An aero base bar with a set of clip-on tri-bars is recommended for more experienced triathletes. They're as adjustable as clip-ons and they offer several other benefits. One is that they have bar-end gear shifters, so you can keep your hands on your tri-bars while you change gear. The other main benefit comes from the shape. The drag factor of an aero base bar is far lower than a standard set of racing-bike handlebars. These bars are best suited to racing.

All-in-one aero bars

All-in-one aero-bars are mainly used by experienced and competitive triathletes. Their one-piece carbon construction gives them a very low drag factor, but this often comes at the expense of adjustability and comfort. Used only for racing, these bars help you slip through the air on fast, flat bike courses. You'll see them on the bikes of most professional Ironman-distance triathletes.


Tri bars - Q&A


What can I expect to pay for a good set of tri-bars?

You can buy a set of clip-on tri-bars for about £40, but some tri-bars cost more than £700.

Do some time-trial bikes come with built-in tri-bars that can't be removed?

Time-trial bikes usually come fitted with all-in-one aero-bars.

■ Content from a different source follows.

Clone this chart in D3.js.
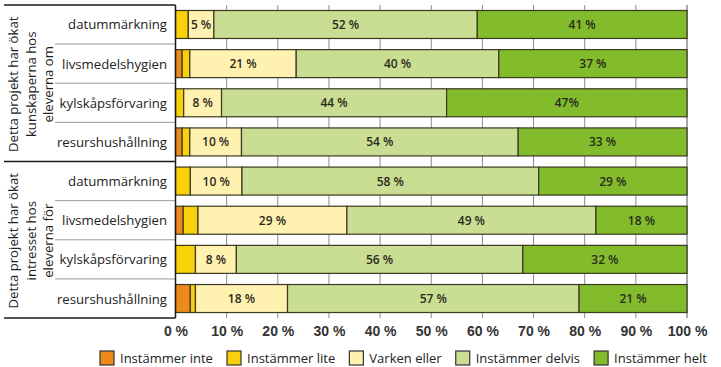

These bars can be removed and swapped for standard racing-bike handlebars with clip-on tri-bars, but several new parts are needed and it isn't a cheap job.

Are some adjustable and some a fixed size? Are they unisex?

Some tri-bars have greater adjustability than others so always choose the most adjustable pair you can find. Certain manufacturers have male- and female-specific bars, but a good set should suit both men and women.

Will they always make me faster?

Only if they make you comfortable and aerodynamic. If you position your tri-bars too high up you could increase the drag factor; if they force your body into a crunched-up position so that your knees hit your chest, you could find it hard to breathe. In either case, you may actually end up riding slower.

What kind of course are they most suitable for?

Tri-bars work best on flat courses, although they can save you time on all but the hilliest courses.